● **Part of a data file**
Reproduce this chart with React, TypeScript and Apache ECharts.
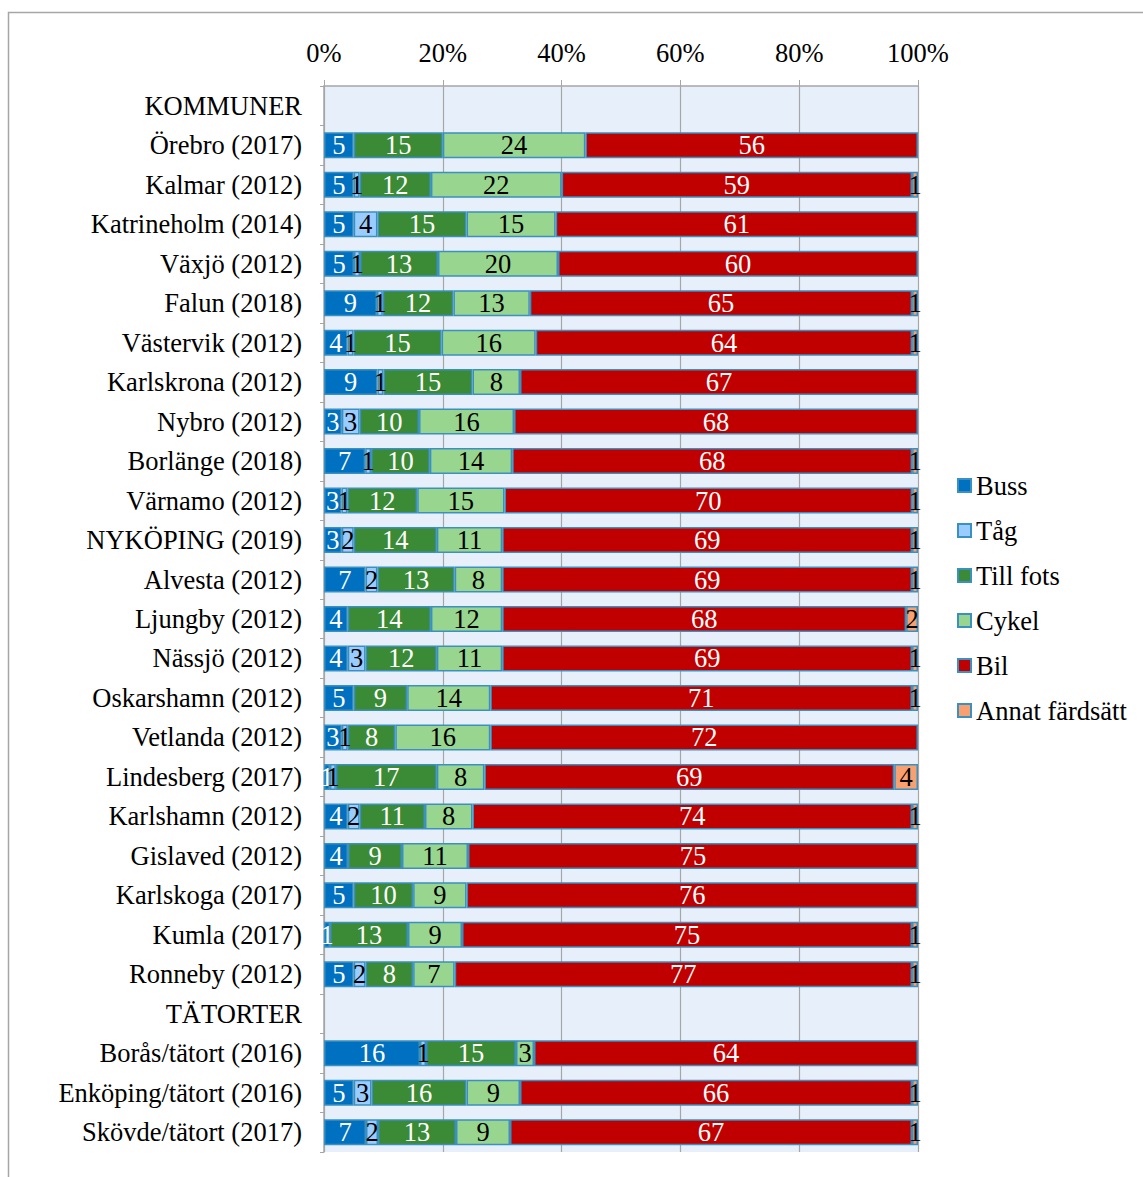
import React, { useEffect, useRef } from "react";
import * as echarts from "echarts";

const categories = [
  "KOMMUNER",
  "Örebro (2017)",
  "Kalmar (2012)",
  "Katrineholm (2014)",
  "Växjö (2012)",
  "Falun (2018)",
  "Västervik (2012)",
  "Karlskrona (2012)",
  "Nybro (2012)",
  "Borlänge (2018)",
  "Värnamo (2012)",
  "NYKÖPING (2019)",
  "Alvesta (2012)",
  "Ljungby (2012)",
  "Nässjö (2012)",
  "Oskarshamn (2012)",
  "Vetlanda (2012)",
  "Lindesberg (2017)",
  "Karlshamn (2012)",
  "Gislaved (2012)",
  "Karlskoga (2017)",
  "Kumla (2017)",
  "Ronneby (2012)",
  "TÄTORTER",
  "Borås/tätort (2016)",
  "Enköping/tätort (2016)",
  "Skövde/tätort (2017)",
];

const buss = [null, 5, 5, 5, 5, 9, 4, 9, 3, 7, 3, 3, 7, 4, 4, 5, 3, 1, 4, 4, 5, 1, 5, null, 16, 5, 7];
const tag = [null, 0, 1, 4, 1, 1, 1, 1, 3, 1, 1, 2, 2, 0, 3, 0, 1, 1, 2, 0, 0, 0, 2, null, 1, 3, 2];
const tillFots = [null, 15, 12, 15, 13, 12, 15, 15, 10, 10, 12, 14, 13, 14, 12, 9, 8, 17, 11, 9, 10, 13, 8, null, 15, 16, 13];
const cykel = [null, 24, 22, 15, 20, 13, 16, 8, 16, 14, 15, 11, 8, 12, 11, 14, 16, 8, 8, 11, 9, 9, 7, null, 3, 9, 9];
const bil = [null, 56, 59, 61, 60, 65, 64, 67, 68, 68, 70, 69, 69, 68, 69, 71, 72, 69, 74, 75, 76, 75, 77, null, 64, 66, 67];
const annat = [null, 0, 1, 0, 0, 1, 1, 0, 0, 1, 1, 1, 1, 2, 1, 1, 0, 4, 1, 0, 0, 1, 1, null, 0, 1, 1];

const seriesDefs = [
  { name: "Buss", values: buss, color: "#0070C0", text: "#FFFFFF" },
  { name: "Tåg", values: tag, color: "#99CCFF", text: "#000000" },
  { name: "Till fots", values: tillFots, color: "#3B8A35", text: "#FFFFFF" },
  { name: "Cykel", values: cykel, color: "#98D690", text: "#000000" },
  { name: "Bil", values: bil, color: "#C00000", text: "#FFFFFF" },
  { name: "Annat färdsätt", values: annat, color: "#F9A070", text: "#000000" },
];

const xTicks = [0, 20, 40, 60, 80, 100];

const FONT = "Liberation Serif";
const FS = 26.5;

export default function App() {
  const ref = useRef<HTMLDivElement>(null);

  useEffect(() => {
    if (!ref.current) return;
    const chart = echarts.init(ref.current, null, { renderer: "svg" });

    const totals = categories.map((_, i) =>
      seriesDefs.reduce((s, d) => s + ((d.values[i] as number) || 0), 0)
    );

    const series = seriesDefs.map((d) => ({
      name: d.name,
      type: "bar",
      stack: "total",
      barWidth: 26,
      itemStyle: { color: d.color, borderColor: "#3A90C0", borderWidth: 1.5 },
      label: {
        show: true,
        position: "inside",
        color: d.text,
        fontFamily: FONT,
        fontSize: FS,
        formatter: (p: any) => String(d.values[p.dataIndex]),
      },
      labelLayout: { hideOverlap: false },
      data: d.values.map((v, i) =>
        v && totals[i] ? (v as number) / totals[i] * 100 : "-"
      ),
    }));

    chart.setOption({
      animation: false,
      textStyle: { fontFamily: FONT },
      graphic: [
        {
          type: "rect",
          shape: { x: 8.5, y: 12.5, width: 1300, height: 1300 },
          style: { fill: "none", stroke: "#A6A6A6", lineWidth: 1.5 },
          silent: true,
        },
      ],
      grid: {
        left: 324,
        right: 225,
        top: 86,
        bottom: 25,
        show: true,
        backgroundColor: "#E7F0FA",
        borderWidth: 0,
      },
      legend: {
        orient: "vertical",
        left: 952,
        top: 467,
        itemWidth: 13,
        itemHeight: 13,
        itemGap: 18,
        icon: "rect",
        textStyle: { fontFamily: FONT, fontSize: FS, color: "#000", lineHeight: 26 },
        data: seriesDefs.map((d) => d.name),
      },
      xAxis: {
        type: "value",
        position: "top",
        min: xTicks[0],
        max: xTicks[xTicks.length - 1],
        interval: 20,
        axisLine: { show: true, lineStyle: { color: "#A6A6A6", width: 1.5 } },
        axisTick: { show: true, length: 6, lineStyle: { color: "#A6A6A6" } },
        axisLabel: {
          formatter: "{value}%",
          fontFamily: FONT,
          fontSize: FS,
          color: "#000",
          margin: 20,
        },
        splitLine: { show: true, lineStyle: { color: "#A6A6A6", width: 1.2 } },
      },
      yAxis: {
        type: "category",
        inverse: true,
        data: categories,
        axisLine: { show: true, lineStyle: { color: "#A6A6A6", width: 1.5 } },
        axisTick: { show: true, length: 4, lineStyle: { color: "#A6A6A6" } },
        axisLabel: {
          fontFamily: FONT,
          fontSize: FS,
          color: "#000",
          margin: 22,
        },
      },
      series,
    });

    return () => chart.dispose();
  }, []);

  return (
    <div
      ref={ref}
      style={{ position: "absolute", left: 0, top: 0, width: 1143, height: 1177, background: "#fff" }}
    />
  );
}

* * *

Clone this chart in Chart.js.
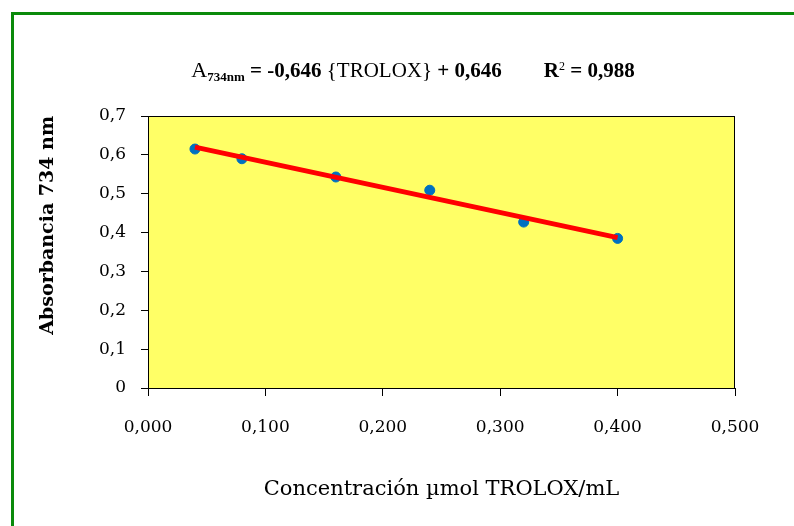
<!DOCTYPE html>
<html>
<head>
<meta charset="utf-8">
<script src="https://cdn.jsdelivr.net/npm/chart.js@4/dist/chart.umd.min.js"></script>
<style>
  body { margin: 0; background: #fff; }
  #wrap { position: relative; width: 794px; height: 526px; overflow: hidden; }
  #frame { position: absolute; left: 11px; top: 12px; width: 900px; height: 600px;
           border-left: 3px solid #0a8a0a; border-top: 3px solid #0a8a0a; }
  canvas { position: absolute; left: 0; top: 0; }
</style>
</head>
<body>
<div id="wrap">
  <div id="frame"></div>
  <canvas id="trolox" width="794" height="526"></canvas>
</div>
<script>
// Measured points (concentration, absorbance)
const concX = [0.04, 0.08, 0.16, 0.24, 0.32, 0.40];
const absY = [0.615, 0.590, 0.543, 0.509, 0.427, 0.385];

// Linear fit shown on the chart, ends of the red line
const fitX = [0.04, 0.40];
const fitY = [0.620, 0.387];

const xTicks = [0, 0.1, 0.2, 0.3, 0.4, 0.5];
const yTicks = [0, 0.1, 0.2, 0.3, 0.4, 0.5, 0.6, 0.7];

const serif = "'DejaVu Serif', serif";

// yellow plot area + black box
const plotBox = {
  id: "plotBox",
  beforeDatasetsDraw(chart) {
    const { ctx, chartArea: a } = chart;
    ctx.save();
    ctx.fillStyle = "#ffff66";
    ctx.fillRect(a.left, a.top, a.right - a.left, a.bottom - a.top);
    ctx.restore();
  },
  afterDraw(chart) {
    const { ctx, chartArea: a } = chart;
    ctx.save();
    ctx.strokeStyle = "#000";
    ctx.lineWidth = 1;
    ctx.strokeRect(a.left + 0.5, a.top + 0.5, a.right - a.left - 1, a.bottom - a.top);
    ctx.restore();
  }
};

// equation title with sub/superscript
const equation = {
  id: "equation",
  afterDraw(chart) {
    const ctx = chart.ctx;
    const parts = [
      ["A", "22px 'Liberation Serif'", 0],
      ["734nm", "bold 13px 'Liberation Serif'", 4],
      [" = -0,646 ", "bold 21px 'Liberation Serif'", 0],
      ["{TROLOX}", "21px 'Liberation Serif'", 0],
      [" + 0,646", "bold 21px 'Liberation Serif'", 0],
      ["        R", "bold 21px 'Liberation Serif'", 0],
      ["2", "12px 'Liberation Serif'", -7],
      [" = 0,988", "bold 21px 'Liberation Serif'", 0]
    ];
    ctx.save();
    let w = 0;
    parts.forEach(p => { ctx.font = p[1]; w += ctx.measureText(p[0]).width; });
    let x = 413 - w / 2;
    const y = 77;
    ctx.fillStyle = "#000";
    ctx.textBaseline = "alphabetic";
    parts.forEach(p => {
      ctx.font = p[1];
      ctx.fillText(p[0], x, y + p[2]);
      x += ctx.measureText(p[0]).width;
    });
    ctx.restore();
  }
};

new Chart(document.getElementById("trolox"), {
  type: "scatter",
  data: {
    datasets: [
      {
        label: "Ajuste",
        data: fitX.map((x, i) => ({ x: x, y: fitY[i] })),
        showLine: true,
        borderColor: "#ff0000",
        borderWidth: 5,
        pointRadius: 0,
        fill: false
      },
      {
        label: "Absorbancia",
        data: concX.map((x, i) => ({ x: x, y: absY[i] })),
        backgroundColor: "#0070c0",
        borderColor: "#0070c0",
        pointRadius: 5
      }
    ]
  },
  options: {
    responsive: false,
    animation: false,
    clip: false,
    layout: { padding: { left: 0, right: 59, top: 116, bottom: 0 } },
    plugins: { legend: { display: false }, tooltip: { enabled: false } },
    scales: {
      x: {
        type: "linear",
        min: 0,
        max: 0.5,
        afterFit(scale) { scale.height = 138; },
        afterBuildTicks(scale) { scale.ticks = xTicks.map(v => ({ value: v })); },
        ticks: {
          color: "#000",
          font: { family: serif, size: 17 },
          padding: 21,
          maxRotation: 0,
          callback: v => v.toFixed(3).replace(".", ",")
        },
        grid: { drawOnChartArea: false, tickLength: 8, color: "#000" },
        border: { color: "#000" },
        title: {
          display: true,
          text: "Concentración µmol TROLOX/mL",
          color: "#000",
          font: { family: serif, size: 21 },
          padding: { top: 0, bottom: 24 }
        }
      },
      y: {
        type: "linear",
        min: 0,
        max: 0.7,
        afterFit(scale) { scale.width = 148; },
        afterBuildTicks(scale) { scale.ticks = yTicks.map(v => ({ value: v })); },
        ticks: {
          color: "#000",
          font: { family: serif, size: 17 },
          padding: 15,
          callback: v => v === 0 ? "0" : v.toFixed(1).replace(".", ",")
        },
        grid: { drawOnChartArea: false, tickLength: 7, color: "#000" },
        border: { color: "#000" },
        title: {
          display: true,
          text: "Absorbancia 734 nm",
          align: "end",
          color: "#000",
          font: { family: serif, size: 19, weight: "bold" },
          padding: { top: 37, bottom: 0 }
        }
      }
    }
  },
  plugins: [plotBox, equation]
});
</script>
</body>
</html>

● **TO BE DONE**
Your copy should hold only the lines from the one containing "Reproduce this chart" through the one containing "const ref = useRef<HTMLDivElement>(null);", word for word, with no pictures.

● **WRITTEN SOLUTION**
Reproduce this chart with React, TypeScript and Apache ECharts.
import React, { useEffect, useRef } from "react";
import * as echarts from "echarts";

const categories = [
  "KOMMUNER",
  "Örebro (2017)",
  "Kalmar (2012)",
  "Katrineholm (2014)",
  "Växjö (2012)",
  "Falun (2018)",
  "Västervik (2012)",
  "Karlskrona (2012)",
  "Nybro (2012)",
  "Borlänge (2018)",
  "Värnamo (2012)",
  "NYKÖPING (2019)",
  "Alvesta (2012)",
  "Ljungby (2012)",
  "Nässjö (2012)",
  "Oskarshamn (2012)",
  "Vetlanda (2012)",
  "Lindesberg (2017)",
  "Karlshamn (2012)",
  "Gislaved (2012)",
  "Karlskoga (2017)",
  "Kumla (2017)",
  "Ronneby (2012)",
  "TÄTORTER",
  "Borås/tätort (2016)",
  "Enköping/tätort (2016)",
  "Skövde/tätort (2017)",
];

const buss = [null, 5, 5, 5, 5, 9, 4, 9, 3, 7, 3, 3, 7, 4, 4, 5, 3, 1, 4, 4, 5, 1, 5, null, 16, 5, 7];
const tag = [null, 0, 1, 4, 1, 1, 1, 1, 3, 1, 1, 2, 2, 0, 3, 0, 1, 1, 2, 0, 0, 0, 2, null, 1, 3, 2];
const tillFots = [null, 15, 12, 15, 13, 12, 15, 15, 10, 10, 12, 14, 13, 14, 12, 9, 8, 17, 11, 9, 10, 13, 8, null, 15, 16, 13];
const cykel = [null, 24, 22, 15, 20, 13, 16, 8, 16, 14, 15, 11, 8, 12, 11, 14, 16, 8, 8, 11, 9, 9, 7, null, 3, 9, 9];
const bil = [null, 56, 59, 61, 60, 65, 64, 67, 68, 68, 70, 69, 69, 68, 69, 71, 72, 69, 74, 75, 76, 75, 77, null, 64, 66, 67];
const annat = [null, 0, 1, 0, 0, 1, 1, 0, 0, 1, 1, 1, 1, 2, 1, 1, 0, 4, 1, 0, 0, 1, 1, null, 0, 1, 1];

const seriesDefs = [
  { name: "Buss", values: buss, color: "#0070C0", text: "#FFFFFF" },
  { name: "Tåg", values: tag, color: "#99CCFF", text: "#000000" },
  { name: "Till fots", values: tillFots, color: "#3B8A35", text: "#FFFFFF" },
  { name: "Cykel", values: cykel, color: "#98D690", text: "#000000" },
  { name: "Bil", values: bil, color: "#C00000", text: "#FFFFFF" },
  { name: "Annat färdsätt", values: annat, color: "#F9A070", text: "#000000" },
];

const xTicks = [0, 20, 40, 60, 80, 100];

const FONT = "Liberation Serif";
const FS = 26.5;

export default function App() {
  const ref = useRef<HTMLDivElement>(null);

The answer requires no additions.